Dopo la proposta choc di rimpatriarne 600mila, gli altri leader replicano: "Lui ha firmato trattati di Dublino e fatto guerra in Libia"
La campagna elettorale si sposta sul tema migranti con un botta e risposta serrato tra i leader politici, dopo la proposta choc di Silvio Berlusconi di rimpatriarne 600mila.
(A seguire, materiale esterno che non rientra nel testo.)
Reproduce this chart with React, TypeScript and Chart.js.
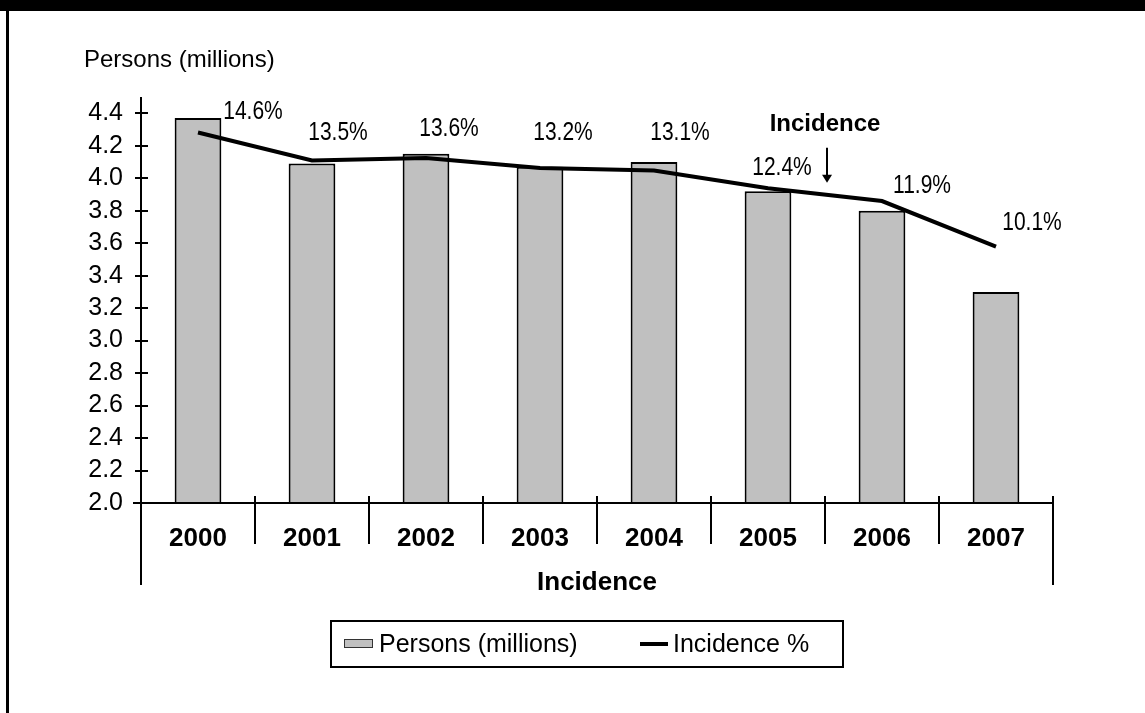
import React, { useEffect, useRef } from 'react';
import { Chart, registerables } from 'chart.js';

Chart.register(...registerables);

const years = ['2000', '2001', '2002', '2003', '2004', '2005', '2006', '2007'];
const persons = [4.37, 4.09, 4.15, 4.07, 4.1, 3.92, 3.8, 3.3];
const incidence = [14.6, 13.5, 13.6, 13.2, 13.1, 12.4, 11.9, 10.1];
const incidenceLabels = ['14.6%', '13.5%', '13.6%', '13.2%', '13.1%', '12.4%', '11.9%', '10.1%'];
const yTickValues = [2.0, 2.2, 2.4, 2.6, 2.8, 3.0, 3.2, 3.4, 3.6, 3.8, 4.0, 4.2, 4.4];

// label nudges (pixels) relative to each line point: [dx, dy]
const labelNudges = [
  [55, -20], [26, -27], [23, -29], [23, -35], [26, -37], [14, -20], [40, -15], [36, -24],
];

const FONT = '"Liberation Sans", Arial, "DejaVu Sans", sans-serif';
const BAR_FILL = '#C0C0C0';

const decorPlugin = {
  id: 'decor',
  beforeDraw(chart: any) {
    const { ctx, width, height } = chart;
    ctx.save();
    ctx.fillStyle = '#ffffff';
    ctx.fillRect(0, 0, width, height);
    ctx.fillStyle = '#000000';
    ctx.fillRect(0, 0, width, 11);
    ctx.fillRect(6, 0, 3, height);
    ctx.restore();
  },
  afterDraw(chart: any) {
    const { ctx, chartArea } = chart;
    const xs = chart.scales.x;
    const ys = chart.scales.y;
    const y1 = chart.scales.y1;
    const { left, right, top, bottom } = chartArea;
    ctx.save();
    ctx.strokeStyle = '#000';
    ctx.lineWidth = 2;
    ctx.lineCap = 'butt';

    // y axis line
    ctx.beginPath();
    ctx.moveTo(left, top);
    ctx.lineTo(left, bottom + 82);
    ctx.stroke();
    // x axis line
    ctx.beginPath();
    ctx.moveTo(left - 8, bottom);
    ctx.lineTo(right, bottom);
    ctx.stroke();
    // y tick marks (crossing)
    yTickValues.forEach((v) => {
      const py = Math.round(ys.getPixelForValue(v));
      ctx.beginPath();
      ctx.moveTo(left - 6, py);
      ctx.lineTo(left + 7, py);
      ctx.stroke();
    });
    // category separators
    const half = (xs.getPixelForValue(1) - xs.getPixelForValue(0)) / 2;
    for (let i = 0; i < years.length; i++) {
      const px = Math.round(xs.getPixelForValue(i) + half);
      ctx.beginPath();
      ctx.moveTo(px, bottom - 7);
      ctx.lineTo(px, i === years.length - 1 ? bottom + 82 : bottom + 41);
      ctx.stroke();
    }

    // data labels for incidence
    ctx.fillStyle = '#000';
    ctx.font = `25px ${FONT}`;
    ctx.textAlign = 'center';
    ctx.textBaseline = 'middle';
    incidence.forEach((v, i) => {
      const px = xs.getPixelForValue(i) + labelNudges[i][0];
      const py = y1.getPixelForValue(v) + labelNudges[i][1];
      ctx.save();
      ctx.translate(px, py);
      ctx.scale(0.84, 1);
      ctx.fillText(incidenceLabels[i], 0, 0);
      ctx.restore();
    });

    // annotation "Incidence" with arrow
    const ax = Math.round((xs.getPixelForValue(5) + xs.getPixelForValue(6)) / 2) + 2;
    const lineY = y1.getPixelForValue((incidence[5] + incidence[6]) / 2);
    const tipY = lineY - 12;
    const tailY = tipY - 35;
    ctx.beginPath();
    ctx.moveTo(ax, tailY);
    ctx.lineTo(ax, tipY - 6);
    ctx.stroke();
    ctx.beginPath();
    ctx.moveTo(ax - 5, tipY - 8);
    ctx.lineTo(ax + 5, tipY - 8);
    ctx.lineTo(ax, tipY);
    ctx.closePath();
    ctx.fill();
    ctx.font = `bold 24px ${FONT}`;
    ctx.fillText('Incidence', ax - 2, tailY - 23);

    // y axis title
    ctx.font = `24px ${FONT}`;
    ctx.textAlign = 'left';
    ctx.fillText('Persons (millions)', left - 57, top - 37);

    // legend
    const lx = Math.round((left + right) / 2) - 266;
    const ly = bottom + 118;
    const lw = 512;
    const lh = 46;
    ctx.lineWidth = 2;
    ctx.strokeRect(lx, ly, lw, lh);
    const cy = ly + lh / 2;
    const barDs = chart.data.datasets[1];
    const lineDs = chart.data.datasets[0];
    ctx.fillStyle = barDs.backgroundColor;
    ctx.fillRect(lx + 13, cy - 5, 29, 9);
    ctx.lineWidth = 1;
    ctx.strokeStyle = '#333';
    ctx.strokeRect(lx + 13.5, cy - 4.5, 28, 8);
    ctx.fillStyle = '#000';
    ctx.font = `25px ${FONT}`;
    ctx.textBaseline = 'middle';
    ctx.fillText(barDs.label, lx + 48, cy + 1);
    ctx.strokeStyle = lineDs.borderColor;
    ctx.lineWidth = 4;
    ctx.beginPath();
    ctx.moveTo(lx + 309, cy);
    ctx.lineTo(lx + 337, cy);
    ctx.stroke();
    ctx.fillText(lineDs.label, lx + 342, cy + 1);

    ctx.restore();
  },
};

export default function App() {
  const ref = useRef<HTMLCanvasElement | null>(null);
  useEffect(() => {
    if (!ref.current) return;
    const chart = new Chart(ref.current, {
      type: 'bar',
      data: {
        labels: years,
        datasets: [
          {
            type: 'line',
            label: 'Incidence %',
            data: incidence,
            yAxisID: 'y1',
            borderColor: '#000000',
            backgroundColor: '#000000',
            borderWidth: 4,
            pointRadius: 0,
            tension: 0,
            order: 0,
          } as any,
          {
            type: 'bar',
            label: 'Persons (millions)',
            data: persons,
            yAxisID: 'y',
            backgroundColor: BAR_FILL,
            borderColor: '#000000',
            borderWidth: 2,
            categoryPercentage: 1,
            barPercentage: 0.41,
            order: 1,
          } as any,
        ],
      },
      options: {
        responsive: false,
        animation: false,
        layout: { padding: { left: 0, right: 92, top: 97, bottom: 115 } },
        plugins: {
          legend: { display: false },
          tooltip: { enabled: false },
          title: { display: false },
        },
        scales: {
          x: {
            grid: { display: false, drawTicks: false },
            border: { display: false },
            ticks: {
              color: '#000',
              font: { family: FONT, size: 26, weight: 'bold' },
              padding: 20,
              maxRotation: 0,
              autoSkip: false,
            },
            title: {
              display: true,
              text: 'Incidence',
              color: '#000',
              font: { family: FONT, size: 26, weight: 'bold' },
              padding: { top: 0, bottom: 0 },
            },
            afterFit: (s: any) => {
              s.height = 95;
            },
          },
          y: {
            min: 2,
            max: 4.5,
            afterBuildTicks: (s: any) => {
              s.ticks = yTickValues.map((v) => ({ value: v }));
            },
            grid: { display: false, drawTicks: false },
            border: { display: false },
            ticks: {
              color: '#000',
              font: { family: FONT, size: 25 },
              padding: 18,
              callback: (v: any) => Number(v).toFixed(1),
            },
            afterFit: (s: any) => {
              s.width = 141;
            },
          },
          y1: {
            display: false,
            min: 0,
            max: 16,
          },
        },
      } as any,
      plugins: [decorPlugin],
    });
    return () => chart.destroy();
  }, []);

  return (
    <div style={{ position: 'absolute', left: 0, top: 0, width: 1145, height: 713 }}>
      <canvas ref={ref} width={1145} height={713} />
    </div>
  );
}
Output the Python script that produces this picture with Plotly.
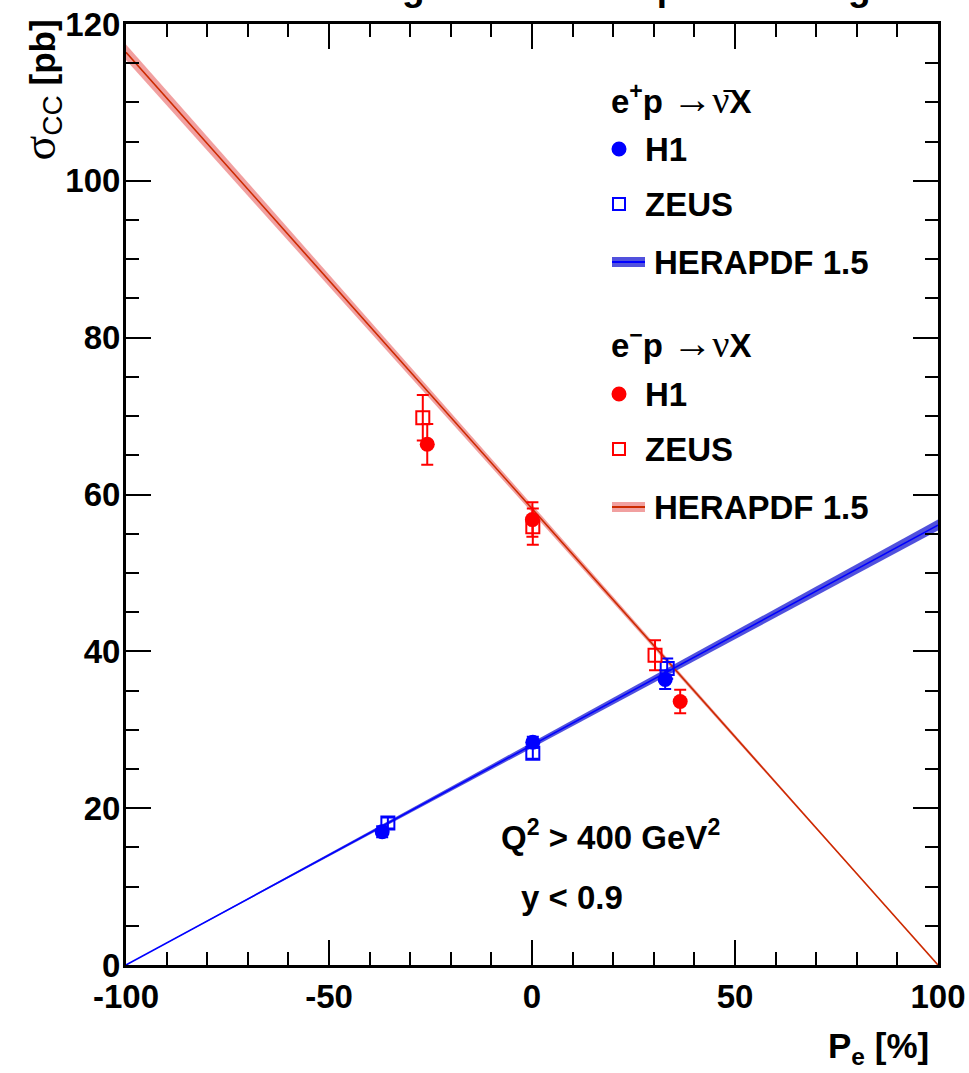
import plotly.graph_objects as go

# Polarisation values [%] and charged-current cross sections [pb]
# e+p -> anti-nu X
h1_pos_pe = [-36.9, 0.2, 32.8]
h1_pos_sigma = [17.0, 28.4, 36.4]
h1_pos_err = [0.7, 0.7, 1.2]

zeus_pos_pe = [-35.5, 0.2, 33.3]
zeus_pos_sigma = [18.1, 27.0, 37.8]
zeus_pos_err = [0.7, 0.7, 1.3]

# e-p -> nu X
h1_neg_pe = [-25.8, 0.1, 36.5]
h1_neg_sigma = [66.4, 56.8, 33.6]
h1_neg_err = [2.6, 2.2, 1.5]

zeus_neg_pe = [-26.9, 0.2, 30.3]
zeus_neg_sigma = [69.8, 55.9, 39.5]
zeus_neg_err = [2.9, 2.3, 1.9]

# HERAPDF 1.5 predictions (linear in Pe)
pdf_pe = [-100, 100]
pdf_pos_central = [0.0, 56.1]
pdf_pos_up = [0.0, 56.8]
pdf_pos_lo = [0.0, 55.4]
pdf_neg_central = [116.4, 0.0]
pdf_neg_up = [117.4, 0.0]
pdf_neg_lo = [115.4, 0.0]

# axis tick labels
x_tickvals = [-100, -50, 0, 50, 100]
x_ticktext = ["-100", "-50", "0", "50", "100"]
y_tickvals = [0, 20, 40, 60, 80, 100, 120]
y_ticktext = ["0", "20", "40", "60", "80", "100", "120"]

BLUE = "#0000ff"
BLUE_BAND = "rgba(50,50,215,0.85)"
RED = "#ff0000"
RED_LINE = "#cc2a00"
RED_BAND = "rgba(240,150,150,0.9)"

SANS = "Liberation Sans, Arial, sans-serif"
SERIF = "Liberation Serif, Times New Roman, serif"
FS = 33

W, H = 969, 1073
L, R, T, B = 126, 938, 24, 965


def px(x):
    return (x - L) / (R - L)


def py(y):
    return (B - y) / (B - T)


def bold_font(size=FS):
    return dict(family=SANS, size=size, color="black", weight="bold")


fig = go.Figure()

# prediction bands
for lo, up, band in [(pdf_neg_lo, pdf_neg_up, RED_BAND), (pdf_pos_lo, pdf_pos_up, BLUE_BAND)]:
    fig.add_trace(go.Scatter(x=pdf_pe, y=lo, mode="lines", line=dict(width=0, color=band),
                             showlegend=False, hoverinfo="skip"))
    fig.add_trace(go.Scatter(x=pdf_pe, y=up, mode="lines", line=dict(width=0, color=band),
                             fill="tonexty", fillcolor=band, showlegend=False, hoverinfo="skip"))

fig.add_trace(go.Scatter(x=pdf_pe, y=pdf_neg_central, mode="lines",
                         line=dict(color=RED_LINE, width=1.6), showlegend=False))
fig.add_trace(go.Scatter(x=pdf_pe, y=pdf_pos_central, mode="lines",
                         line=dict(color=BLUE, width=1.6), showlegend=False))


def points(x, y, err, color, symbol, size, width):
    return go.Scatter(
        x=x, y=y, mode="markers",
        marker=dict(symbol=symbol, size=size, color=color,
                    line=dict(color=color, width=width)),
        error_y=dict(type="data", array=err, color=color, thickness=2, width=6),
        showlegend=False,
    )


fig.add_trace(points(zeus_pos_pe, zeus_pos_sigma, zeus_pos_err, BLUE, "square-open", 13, 2))
fig.add_trace(points(zeus_neg_pe, zeus_neg_sigma, zeus_neg_err, RED, "square-open", 13, 2))
fig.add_trace(points(h1_pos_pe, h1_pos_sigma, h1_pos_err, BLUE, "circle", 15, 0))
fig.add_trace(points(h1_neg_pe, h1_neg_sigma, h1_neg_err, RED, "circle", 15, 0))

shapes = []
annotations = []


def text_at(x, y, text, xanchor="left", size=FS):
    annotations.append(dict(xref="paper", yref="paper", x=px(x), y=py(y), xanchor=xanchor,
                            yanchor="middle", text=text, showarrow=False, font=bold_font(size)))


def legend_block(y0, color, line_color, band_color):
    # H1 symbol
    shapes.append(dict(type="circle", xref="paper", yref="paper",
                       x0=px(611.5), x1=px(626.5), y0=py(y0 + 7.5), y1=py(y0 - 7.5),
                       fillcolor=color, line=dict(width=0)))
    # ZEUS symbol
    yz = y0 + 55
    shapes.append(dict(type="rect", xref="paper", yref="paper",
                       x0=px(613), x1=px(625), y0=py(yz + 6), y1=py(yz - 6),
                       line=dict(color=color, width=2)))
    # HERAPDF symbol
    yb = y0 + 113
    shapes.append(dict(type="rect", xref="paper", yref="paper",
                       x0=px(612), x1=px(645), y0=py(yb + 5), y1=py(yb - 5),
                       fillcolor=band_color, line=dict(width=0)))
    shapes.append(dict(type="line", xref="paper", yref="paper",
                       x0=px(612), x1=px(645), y0=py(yb), y1=py(yb),
                       line=dict(color=line_color, width=2)))
    text_at(643, y0, "H1")
    text_at(643, yz, "ZEUS")
    text_at(652, yb, "HERAPDF 1.5")


ARROW = "<span style='font-family:Liberation Serif;font-weight:normal;font-size:40px'>→</span>"
text_at(609, 100, "e<sup>+</sup>p " + ARROW +
        "<span style='font-family:Liberation Serif;font-weight:normal;font-size:38px'>ν̄</span>X")
legend_block(149, BLUE, BLUE, BLUE_BAND)
text_at(609, 343, "e<sup>−</sup>p " + ARROW +
        "<span style='font-family:Liberation Serif;font-weight:normal;font-size:38px'>ν</span>X")
legend_block(394, RED, RED_LINE, RED_BAND)

# kinematic range
text_at(499, 835, "Q<sup>2</sup> > 400 GeV<sup>2</sup>")
text_at(519, 897, "y < 0.9")

# axis titles
text_at(931, 1048, "P<sub>e</sub> [%]", xanchor="right", size=35)
annotations.append(dict(xref="paper", yref="paper", x=px(40), y=py(18), xanchor="center",
                        yanchor="top", textangle=-90, showarrow=False,
                        text="<span style='font-family:Liberation Serif;font-weight:normal;font-size:46px'>σ</span>"
                             "<sub><span style='font-weight:normal;font-size:28px'>CC</span></sub> [pb]",
                        font=bold_font(35)))

# title, running off the top edge of the page
annotations.append(dict(xref="paper", yref="paper", x=px(537), y=py(10), xanchor="center",
                        yanchor="bottom", showarrow=False,
                        text="HERA Charged Current e<sup>±</sup>p Scattering",
                        font=bold_font(37)))

axis_common = dict(
    showline=True, linewidth=3, linecolor="black", mirror="allticks",
    ticks="inside", ticklen=25, tickwidth=1.5, tickcolor="black",
    showgrid=False, zeroline=False, automargin=False,
    tickfont=bold_font(33),
)

fig.update_layout(
    width=W, height=H,
    margin=dict(l=L, r=W - R, t=T, b=H - B, autoexpand=False),
    paper_bgcolor="white", plot_bgcolor="white",
    xaxis=dict(range=[-100, 100], tickmode="array", tickvals=x_tickvals, ticktext=x_ticktext,
               minor=dict(ticks="inside", dtick=10, ticklen=13, tickwidth=1.5, tickcolor="black"),
               **axis_common),
    yaxis=dict(range=[0, 120], tickmode="array", tickvals=y_tickvals, ticktext=y_ticktext,
               minor=dict(ticks="inside", dtick=5, ticklen=13, tickwidth=1.5, tickcolor="black"),
               ticklabelstandoff=-4,
               **axis_common),
    shapes=shapes,
    annotations=annotations,
)

fig.write_html("out.html")
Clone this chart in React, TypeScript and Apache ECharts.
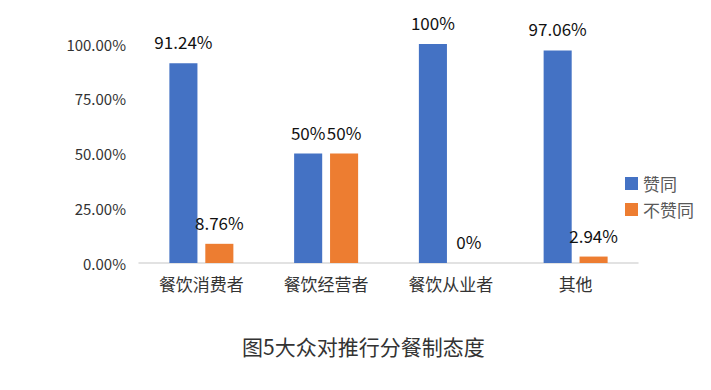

L'alleato Matteo Salvini scende in campo e rivendica la paternità della proposta con un "Io non ho gelosie". Poi, 'approfittando' dei fatti di Macerata, rilancia: "Qualcuno interpreta la richiesta di controlli come fascismo, andrebbe ricoverato". E promette che una volta al governo lavorerà "per avere molte più espulsioni che sbarchi" in quanto preferisce spendere i soldi "per espellere che per mantenere in albergo".
Berlusconi mette le mani avanti e chiarisce che "non c'è un discrimine al colore per la pelle". "A Macerata – spiega – c'era stato il terribile caso della povera Pamela fatta a pezzi. Poi sabato c'è stato il caso di Traini, da attribuire al fatto che fosse squilibrato e non alla politica".Ma per il segretario Pd e per il candidato premier M5S la responsabilità è chiara ed è in capo al leader azzurro. "L'immigrazione dipende da due fattori: coi trattati di Dublino ogni Paese gestisce l'immigrazione da solo, ma quegli accordi che ora Berlusconi contesta li ha firmati lui nel 2003. E se in Italia arrivano i migranti è perché qualcuno ha fatto la guerra in Libia e il presidente del Consiglio era Berlusconi", dice Matteo Renzi.